I saw the spark of greed in his eyes, his moment of bovine cunning. Once I helped him, I would have no way to enforce any agreement, and so his betrayal of me carried no price. I fought to keep my expression innocent. My wounds and my beard helped with that, I think.
“Thank you, Cortázar,” he said, and drew the hand terminal from his jumpsuit.
I took it from him gently, forcing myself not to grab at it. Under my fingertips, the files bloomed like roses, measurements and images and analytic summaries opening one after the next like diving into an ocean of data. The surface I had skimmed before lay over an abyss, and I fell joyfully into it. Some of the large-scale structures boasted an organic origin: lipid bilayers, proton pumps, something that might once have been a ribosome now altered almost past recognition. That, I believed, had led Brown astray.
He assumed that a cell membrane would be acting as a cell membrane, rather than considering what cell membranes did and how they might be used to some purpose other than simply creating a boundary between things. They could just as easily provide highways for molecules vulnerable to the partial charge of water molecules. Or any polar solvent. Like the optical illusion of faces and vases, the bilayers could define either the volumes separating them or the web of pathways they created. And these were only massive, macro-scale expressions of the information in the initial particles.
I paged through, going deeper, my mind sailing across seas of inference and assumption. Time did not stop so much as become irrelevant. I forgot that Brown was beside me until he touched my shoulder.
“It’s… interesting. Let me see what I can find.”
“Just understand,” he said. “I’m lead.”
“Of course,” I said. As if I could have forgotten.
It took me longer than I would have liked, sitting with the data and dredging up what I could remember of the experiments before. Time had eaten some of my memory and likely falsified some as well. The core of it remained, though. And the sense of wonder so deep it sucked my lungs empty from time to time. But slowly, I found a pattern. The thing at the center. What I thought of as the Queen Bee. While a great many of the structures I was looking at were beyond my understanding—beyond, I thought, any human understanding—there were others that did make some sense. Lattices that mimicked the beta sheets and expanded on them. Complex control and pattern-matching systems that were still just recognizable as brain tissues, two-stage pumps adapted from hearts. And at the center, a particle that nothing led to. A particle that both required and provided a massive amount of energy.
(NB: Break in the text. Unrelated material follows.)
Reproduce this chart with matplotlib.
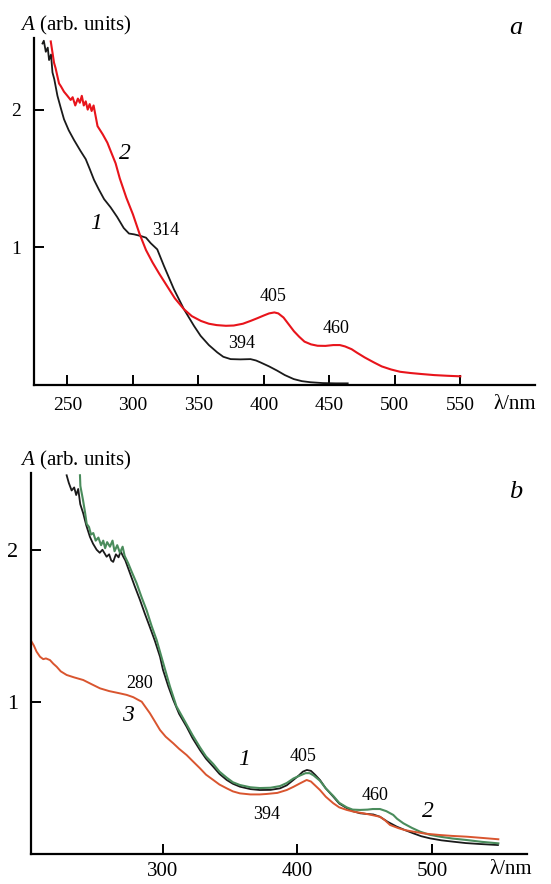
import matplotlib
matplotlib.use("Agg")
import matplotlib.pyplot as plt

plt.rcParams['font.family'] = ['Liberation Serif', 'DejaVu Serif']
plt.rcParams['mathtext.fontset'] = 'custom'
plt.rcParams['mathtext.it'] = 'Liberation Serif:italic'
plt.rcParams['mathtext.rm'] = 'Liberation Serif'

# ---- panel a ----
wl_a1 = [231, 232, 233.5, 235, 236, 237.5, 238.6, 240, 242.4, 245, 247.4, 251, 255, 260, 264, 267,
         270.3, 274, 278, 283, 288, 293, 297, 301, 306, 310, 313.6, 318.6, 323.7, 331.3, 339, 346.6,
         351.7, 358, 364.4, 369, 374.6, 382, 389.8, 394, 397.4, 404, 410.2, 416, 422.8, 429, 435.6,
         445, 455, 464]
A_a1 = [2.48, 2.50, 2.42, 2.45, 2.36, 2.40, 2.27, 2.22, 2.10, 2.01, 1.93, 1.85, 1.78, 1.70, 1.64, 1.57,
        1.49, 1.42, 1.35, 1.29, 1.22, 1.14, 1.10, 1.094, 1.082, 1.07, 1.03, 0.985, 0.865, 0.696, 0.55, 0.43,
        0.357, 0.29, 0.237, 0.205, 0.188, 0.186, 0.188, 0.178, 0.164, 0.135, 0.104, 0.072, 0.043, 0.028, 0.02,
        0.014, 0.012, 0.012]

wl_a2 = [237.3, 239.8, 241, 243.6, 245, 247.4, 250, 252.5, 254, 256, 258, 259.5, 261, 262.5, 264, 265.5,
         267, 268.5, 270, 271, 273, 277, 280.5, 283, 286.8, 290, 295, 300, 305, 310, 315, 320, 326, 332,
         339, 345, 352, 358, 364, 371, 377, 384, 390, 395, 400, 404, 408, 411, 415, 419, 423, 427, 431,
         436, 441, 447, 453, 458, 462, 467, 471, 477, 484, 490, 497, 504, 512, 520, 530, 540, 550]
A_a2 = [2.495, 2.34, 2.30, 2.19, 2.17, 2.13, 2.10, 2.07, 2.09, 2.03, 2.08, 2.05, 2.10, 2.03, 2.06, 2.00,
        2.04, 1.99, 2.03, 1.98, 1.88, 1.82, 1.76, 1.70, 1.61, 1.50, 1.36, 1.24, 1.10, 0.98, 0.89, 0.81, 0.72, 0.63,
        0.55, 0.50, 0.465, 0.445, 0.435, 0.43, 0.432, 0.445, 0.466, 0.485, 0.505, 0.52, 0.527, 0.52, 0.49, 0.44,
        0.39, 0.35, 0.315, 0.295, 0.285, 0.284, 0.29, 0.29, 0.28, 0.26, 0.235, 0.20, 0.164, 0.135, 0.113, 0.096,
        0.087, 0.08, 0.072, 0.067, 0.063]

# ---- panel b ----
wl_b1 = [228.4, 230, 232.1, 234, 235.5, 237, 238.5, 240.7, 243, 245.7, 248, 250.7, 253, 255, 258.1, 260,
         261.5, 263, 265, 267, 268.5, 270.5, 272, 275.5, 279, 282.9, 286.5, 290.3, 294, 297.8, 300, 304,
         307.7, 312, 317.6, 322, 327.5, 332, 337.4, 342, 347.4, 352, 357.2, 365, 372, 380, 387, 392, 396.9,
         401, 404, 407, 410, 413, 416.7, 421, 426.6, 431, 436.6, 441, 446.5, 451, 456.4, 461.3, 467, 473.8,
         480, 486.1, 492, 498.5, 507, 515.8, 525, 535, 549]
A_b1 = [2.49, 2.44, 2.39, 2.41, 2.36, 2.40, 2.30, 2.24, 2.16, 2.085, 2.04, 2.00, 1.98, 2.00, 1.954, 1.97,
        1.93, 1.92, 1.97, 1.95, 1.99, 1.954, 1.93, 1.845, 1.76, 1.67, 1.58, 1.49, 1.40, 1.296, 1.21, 1.10,
        1.011, 0.92, 0.835, 0.76, 0.682, 0.625, 0.572, 0.525, 0.485, 0.46, 0.441, 0.425, 0.419, 0.42, 0.43, 0.45, 0.485,
        0.515, 0.54, 0.551, 0.545, 0.52, 0.485, 0.43, 0.375, 0.33, 0.30, 0.28, 0.266, 0.262, 0.258, 0.243, 0.21, 0.178,
        0.155, 0.134, 0.115, 0.101, 0.088, 0.079, 0.07, 0.064, 0.057]

wl_b2 = [238.3, 238.6, 239, 240.5, 242, 243.3, 245, 246.5, 248.2, 250, 252, 254, 255.6, 257, 258.5, 260.6,
         262.5, 264, 266, 268, 270, 271.5, 274.2, 277, 280.4, 284, 287.9, 291.5, 295.3, 300, 305.2, 310,
         317.6, 322, 327.5, 332, 337.4, 342, 347.4, 352, 357.2, 365, 372, 380, 387, 392, 397, 402, 406, 409,
         412, 416.7, 421, 426.6, 431, 436.6, 441, 446.5, 452, 456, 461.3, 466, 471.2, 474, 478.7, 485, 491.1,
         498, 505.9, 515, 525.8, 537, 549.3]
A_b2 = [2.49, 2.42, 2.40, 2.33, 2.25, 2.17, 2.15, 2.10, 2.11, 2.06, 2.08, 2.03, 2.06, 2.01, 2.05, 2.02,
        2.06, 1.99, 2.03, 1.98, 2.02, 1.96, 1.91, 1.85, 1.78, 1.69, 1.60, 1.50, 1.406, 1.26, 1.10, 0.97,
        0.85, 0.78, 0.70, 0.64, 0.59, 0.54, 0.50, 0.47, 0.452, 0.437, 0.432, 0.434, 0.445, 0.465, 0.495, 0.515,
        0.53, 0.53, 0.515, 0.48, 0.43, 0.38, 0.335, 0.305, 0.29, 0.288, 0.29, 0.294, 0.294, 0.28, 0.255, 0.23,
        0.20, 0.17, 0.145, 0.125, 0.112, 0.10, 0.09, 0.078, 0.068]

wl_b3 = [202, 204, 206, 208.6, 211, 213, 216, 218.5, 221, 224, 228.4, 234, 240.7, 247, 253.2, 260, 268, 273,
         277.9, 281, 284.2, 287, 290.3, 294, 297.8, 302, 307.7, 312, 317.6, 322, 327.5, 332, 337.4, 342,
         347.4, 352, 357.2, 365, 372, 377, 385, 392, 397, 401.9, 406.8, 410, 413, 416.7, 421, 426.6, 431,
         436.6, 442, 448.9, 455, 461.3, 465, 468.8, 475, 480, 486.1, 495, 505.9, 515, 525.8, 537, 549.3]
A_b3 = [1.40, 1.37, 1.33, 1.296, 1.28, 1.285, 1.274, 1.25, 1.23, 1.20, 1.176, 1.16, 1.143, 1.115, 1.088, 1.07,
        1.055, 1.045, 1.03, 1.015, 1.0, 0.965, 0.924, 0.87, 0.814, 0.77, 0.726, 0.69, 0.649, 0.61, 0.562, 0.52,
        0.485, 0.455, 0.43, 0.41, 0.397, 0.39, 0.39, 0.393, 0.40, 0.419, 0.44, 0.463, 0.485, 0.475, 0.45, 0.419,
        0.375, 0.332, 0.305, 0.288, 0.276, 0.266, 0.255, 0.243, 0.22, 0.189, 0.168, 0.155, 0.145, 0.132, 0.123,
        0.117, 0.112, 0.104, 0.095]

W, H = 551, 884


def fx(px):
    return px / W


def fy(py):
    return 1 - py / H


def style_axes(ax, size):
    for s in ['top', 'right']:
        ax.spines[s].set_visible(False)
    for s in ['left', 'bottom']:
        ax.spines[s].set_linewidth(1.6)
    ax.tick_params(direction='in', length=7, width=1.4, labelsize=size, pad=9)


fig = plt.figure(figsize=(W / 100, H / 100), dpi=100)

# panel a
ax1 = fig.add_axes([fx(34), fy(385), (535 - 34) / W, (385 - 38) / H])
ax1.plot(wl_a1, A_a1, color='#1a1a1a', lw=1.3)
ax1.plot(wl_a2, A_a2, color='#e8141b', lw=1.5)
ax1.set_xlim(224.5, 607)
ax1.set_ylim(0, 2.52)
ax1.set_xticks([250, 300, 350, 400, 450, 500, 550])
ax1.set_yticks([1, 2])
style_axes(ax1, 14)
ax1.text(294, 1.68, '2', fontsize=17, style='italic', ha='center', va='center')
ax1.text(272, 1.17, '1', fontsize=17, style='italic', ha='center', va='center')
ax1.text(325, 1.12, '314', fontsize=13, ha='center', va='center')
ax1.text(383, 0.30, '394', fontsize=13, ha='center', va='center')
ax1.text(407, 0.64, '405', fontsize=13, ha='center', va='center')
ax1.text(455, 0.41, '460', fontsize=13, ha='center', va='center')

# panel b
ax2 = fig.add_axes([fx(31), fy(853.7), (527 - 31) / W, (853.7 - 473) / H])
ax2.plot(wl_b1, A_b1, color='#1a1a1a', lw=1.3)
ax2.plot(wl_b2, A_b2, color='#4a8c5c', lw=1.5)
ax2.plot(wl_b3, A_b3, color='#d9552f', lw=1.4)
ax2.set_xlim(201.9, 570.6)
ax2.set_ylim(0, 2.505)
ax2.set_xticks([300, 400, 500])
ax2.set_yticks([1, 2])
style_axes(ax2, 16)
ax2.tick_params(axis='x', labelsize=15, pad=6)
ax2.text(274, 0.91, '3', fontsize=17, style='italic', ha='center', va='center')
ax2.text(283, 1.12, '280', fontsize=13, ha='center', va='center')
ax2.text(360, 0.62, '1', fontsize=17, style='italic', ha='center', va='center')
ax2.text(377, 0.26, '394', fontsize=13, ha='center', va='center')
ax2.text(404, 0.64, '405', fontsize=13, ha='center', va='center')
ax2.text(458, 0.385, '460', fontsize=13, ha='center', va='center')
ax2.text(497, 0.275, '2', fontsize=17, style='italic', ha='center', va='center')

# axis titles and panel letters
fig.text(fx(20), fy(25), r'$A$ (arb. units)', fontsize=15, ha='left', va='center')
fig.text(fx(20), fy(460), r'$A$ (arb. units)', fontsize=15, ha='left', va='center')
fig.text(fx(493), fy(405), 'λ/nm', fontsize=15, ha='left', va='center')
fig.text(fx(489), fy(870), 'λ/nm', fontsize=15, ha='left', va='center')
fig.text(fx(516), fy(28), 'a', fontsize=19, style='italic', ha='center', va='center')
fig.text(fx(516), fy(492), 'b', fontsize=19, style='italic', ha='center', va='center')

fig.savefig('out.png', dpi=100)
When I realized that the physical dimensions of the structure-particle were macroscopic, the knowledge rushed through me like a flood. I was seeing a stabilizing network that could bring subquantum effects up to a classical scale. A signaling device that ignored the speed of light by shrugging off locality, or possibly a stable wormhole. If I wept, I wept quietly. No one could know what I’d found. Especially not Brown.
Not until I had time to make my alternate.
“There’s no doubt we’re seeing the ruins of Eros,” I said.
“Obviously,” he said, impatient and rightly so.
“But look at these tertiary structures,” I said, pulling up the graphic I’d prepared. “The connection between networks follows the same graph as embryonic profusion.”
“It’s making…”
“An
Brown snatched the hand terminal from me, his eyes jerking back and forth as he compared my graphs. It was a plausible lie, backed by fascinating and evocative correlations that didn’t share a shred of cause. It built on his prejudices of biological structures being used for biological uses. I watched his face as he followed along the arguments I’d constructed to mislead him. He had been desperate for a narrative, and now that I’d given him one, it seemed unlikely that he would see anything else. I don’t know whether relief or awe set his hands to trembling, only that they trembled.
“This is it,” he said. “This is what gets us out of here.”
I appreciated his use of the plural, and I didn’t for a moment consider it sincere. I clapped him on the shoulder, levered myself up, and left him to convince himself of what he already wanted to believe. The others stood scattered about the room in groups of two and three and four. Whatever they pretended, all attention focused on Brown, and because of him, on me. I reached an open space and considered the observation windows. The Belters looked down on us. On me. Their weirdly large heads, their thin, elongated bodies. Chromosomally, they were as human as I was. What separated each of us—them and me—from the rest of humanity happened at much later stages than the genetic. I caught the eye of a greasy-haired man I recognized as one who had taken Brown to and from his sessions. I lifted my arms in a kind of boast.